> **What this task involves**
Output every line of the material exactly, omitting images.

> **Data segment**

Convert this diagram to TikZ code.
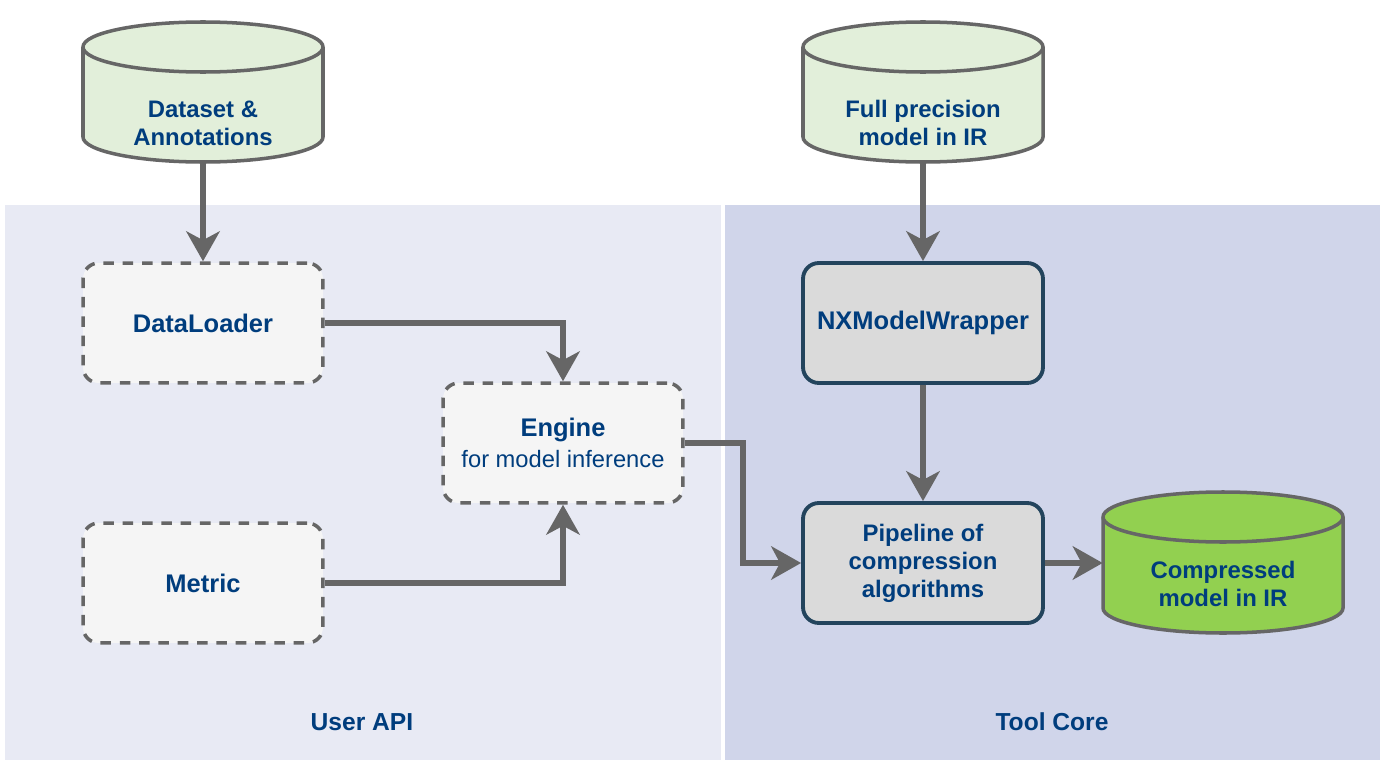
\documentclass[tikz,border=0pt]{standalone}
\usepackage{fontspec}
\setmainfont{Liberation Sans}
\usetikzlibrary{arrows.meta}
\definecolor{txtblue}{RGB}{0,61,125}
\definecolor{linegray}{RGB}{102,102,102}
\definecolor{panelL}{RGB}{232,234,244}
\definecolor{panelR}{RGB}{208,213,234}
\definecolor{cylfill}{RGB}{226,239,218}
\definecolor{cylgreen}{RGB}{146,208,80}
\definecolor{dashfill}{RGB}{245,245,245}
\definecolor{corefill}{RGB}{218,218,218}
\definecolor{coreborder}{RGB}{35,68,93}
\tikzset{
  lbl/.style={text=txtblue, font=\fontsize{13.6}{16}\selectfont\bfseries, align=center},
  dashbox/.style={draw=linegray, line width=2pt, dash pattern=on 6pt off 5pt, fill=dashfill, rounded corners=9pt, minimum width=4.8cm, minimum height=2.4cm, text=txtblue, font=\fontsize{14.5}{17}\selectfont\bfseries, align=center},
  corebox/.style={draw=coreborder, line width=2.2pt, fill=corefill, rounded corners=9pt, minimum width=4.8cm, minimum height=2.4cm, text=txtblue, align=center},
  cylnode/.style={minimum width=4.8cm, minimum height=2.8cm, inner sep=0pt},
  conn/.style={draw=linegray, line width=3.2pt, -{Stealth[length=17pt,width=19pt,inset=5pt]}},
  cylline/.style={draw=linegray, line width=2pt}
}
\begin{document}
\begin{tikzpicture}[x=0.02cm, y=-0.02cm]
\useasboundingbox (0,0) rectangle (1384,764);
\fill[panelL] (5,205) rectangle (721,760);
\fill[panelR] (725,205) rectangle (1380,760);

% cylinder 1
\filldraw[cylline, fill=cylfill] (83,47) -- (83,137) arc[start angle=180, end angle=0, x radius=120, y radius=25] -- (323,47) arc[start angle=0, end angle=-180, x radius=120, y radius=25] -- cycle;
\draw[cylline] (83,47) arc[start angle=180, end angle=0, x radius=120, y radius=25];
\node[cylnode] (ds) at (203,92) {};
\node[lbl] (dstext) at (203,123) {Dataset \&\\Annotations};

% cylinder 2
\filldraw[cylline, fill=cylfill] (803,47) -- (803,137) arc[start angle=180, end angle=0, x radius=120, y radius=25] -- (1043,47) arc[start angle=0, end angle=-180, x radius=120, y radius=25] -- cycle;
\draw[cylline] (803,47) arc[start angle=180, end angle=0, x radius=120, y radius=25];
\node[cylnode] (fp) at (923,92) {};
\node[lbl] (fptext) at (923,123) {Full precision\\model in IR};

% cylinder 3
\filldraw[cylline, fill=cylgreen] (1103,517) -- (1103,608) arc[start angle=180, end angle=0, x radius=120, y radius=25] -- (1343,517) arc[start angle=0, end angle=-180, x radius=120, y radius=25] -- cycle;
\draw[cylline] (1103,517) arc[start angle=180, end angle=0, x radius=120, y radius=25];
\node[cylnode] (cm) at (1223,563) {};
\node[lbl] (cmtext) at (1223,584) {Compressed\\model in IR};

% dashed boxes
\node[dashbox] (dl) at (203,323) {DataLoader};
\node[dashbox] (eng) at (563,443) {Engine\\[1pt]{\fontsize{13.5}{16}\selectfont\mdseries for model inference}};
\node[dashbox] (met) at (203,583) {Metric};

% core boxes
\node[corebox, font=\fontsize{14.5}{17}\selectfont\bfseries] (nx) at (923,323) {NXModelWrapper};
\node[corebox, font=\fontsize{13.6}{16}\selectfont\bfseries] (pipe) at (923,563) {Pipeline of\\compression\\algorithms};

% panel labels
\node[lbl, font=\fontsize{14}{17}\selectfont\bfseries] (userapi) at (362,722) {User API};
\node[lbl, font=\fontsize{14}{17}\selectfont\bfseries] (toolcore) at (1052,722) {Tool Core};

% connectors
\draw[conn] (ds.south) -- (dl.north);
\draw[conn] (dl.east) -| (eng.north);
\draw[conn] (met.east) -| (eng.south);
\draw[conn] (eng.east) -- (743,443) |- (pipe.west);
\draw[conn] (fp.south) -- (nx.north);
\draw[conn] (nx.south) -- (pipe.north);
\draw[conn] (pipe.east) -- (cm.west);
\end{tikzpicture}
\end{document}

> **Final answer**
Convert this diagram to TikZ code.
\documentclass[tikz,border=0pt]{standalone}
\usepackage{fontspec}
\setmainfont{Liberation Sans}
\usetikzlibrary{arrows.meta}
\definecolor{txtblue}{RGB}{0,61,125}
\definecolor{linegray}{RGB}{102,102,102}
\definecolor{panelL}{RGB}{232,234,244}
\definecolor{panelR}{RGB}{208,213,234}
\definecolor{cylfill}{RGB}{226,239,218}
\definecolor{cylgreen}{RGB}{146,208,80}
\definecolor{dashfill}{RGB}{245,245,245}
\definecolor{corefill}{RGB}{218,218,218}
\definecolor{coreborder}{RGB}{35,68,93}
\tikzset{
  lbl/.style={text=txtblue, font=\fontsize{13.6}{16}\selectfont\bfseries, align=center},
  dashbox/.style={draw=linegray, line width=2pt, dash pattern=on 6pt off 5pt, fill=dashfill, rounded corners=9pt, minimum width=4.8cm, minimum height=2.4cm, text=txtblue, font=\fontsize{14.5}{17}\selectfont\bfseries, align=center},
  corebox/.style={draw=coreborder, line width=2.2pt, fill=corefill, rounded corners=9pt, minimum width=4.8cm, minimum height=2.4cm, text=txtblue, align=center},
  cylnode/.style={minimum width=4.8cm, minimum height=2.8cm, inner sep=0pt},
  conn/.style={draw=linegray, line width=3.2pt, -{Stealth[length=17pt,width=19pt,inset=5pt]}},
  cylline/.style={draw=linegray, line width=2pt}
}
\begin{document}
\begin{tikzpicture}[x=0.02cm, y=-0.02cm]
\useasboundingbox (0,0) rectangle (1384,764);
\fill[panelL] (5,205) rectangle (721,760);
\fill[panelR] (725,205) rectangle (1380,760);

% cylinder 1
\filldraw[cylline, fill=cylfill] (83,47) -- (83,137) arc[start angle=180, end angle=0, x radius=120, y radius=25] -- (323,47) arc[start angle=0, end angle=-180, x radius=120, y radius=25] -- cycle;
\draw[cylline] (83,47) arc[start angle=180, end angle=0, x radius=120, y radius=25];
\node[cylnode] (ds) at (203,92) {};
\node[lbl] (dstext) at (203,123) {Dataset \&\\Annotations};

% cylinder 2
\filldraw[cylline, fill=cylfill] (803,47) -- (803,137) arc[start angle=180, end angle=0, x radius=120, y radius=25] -- (1043,47) arc[start angle=0, end angle=-180, x radius=120, y radius=25] -- cycle;
\draw[cylline] (803,47) arc[start angle=180, end angle=0, x radius=120, y radius=25];
\node[cylnode] (fp) at (923,92) {};
\node[lbl] (fptext) at (923,123) {Full precision\\model in IR};

% cylinder 3
\filldraw[cylline, fill=cylgreen] (1103,517) -- (1103,608) arc[start angle=180, end angle=0, x radius=120, y radius=25] -- (1343,517) arc[start angle=0, end angle=-180, x radius=120, y radius=25] -- cycle;
\draw[cylline] (1103,517) arc[start angle=180, end angle=0, x radius=120, y radius=25];
\node[cylnode] (cm) at (1223,563) {};
\node[lbl] (cmtext) at (1223,584) {Compressed\\model in IR};

% dashed boxes
\node[dashbox] (dl) at (203,323) {DataLoader};
\node[dashbox] (eng) at (563,443) {Engine\\[1pt]{\fontsize{13.5}{16}\selectfont\mdseries for model inference}};
\node[dashbox] (met) at (203,583) {Metric};

% core boxes
\node[corebox, font=\fontsize{14.5}{17}\selectfont\bfseries] (nx) at (923,323) {NXModelWrapper};
\node[corebox, font=\fontsize{13.6}{16}\selectfont\bfseries] (pipe) at (923,563) {Pipeline of\\compression\\algorithms};

% panel labels
\node[lbl, font=\fontsize{14}{17}\selectfont\bfseries] (userapi) at (362,722) {User API};
\node[lbl, font=\fontsize{14}{17}\selectfont\bfseries] (toolcore) at (1052,722) {Tool Core};

% connectors
\draw[conn] (ds.south) -- (dl.north);
\draw[conn] (dl.east) -| (eng.north);
\draw[conn] (met.east) -| (eng.south);
\draw[conn] (eng.east) -- (743,443) |- (pipe.west);
\draw[conn] (fp.south) -- (nx.north);
\draw[conn] (nx.south) -- (pipe.north);
\draw[conn] (pipe.east) -- (cm.west);
\end{tikzpicture}
\end{document}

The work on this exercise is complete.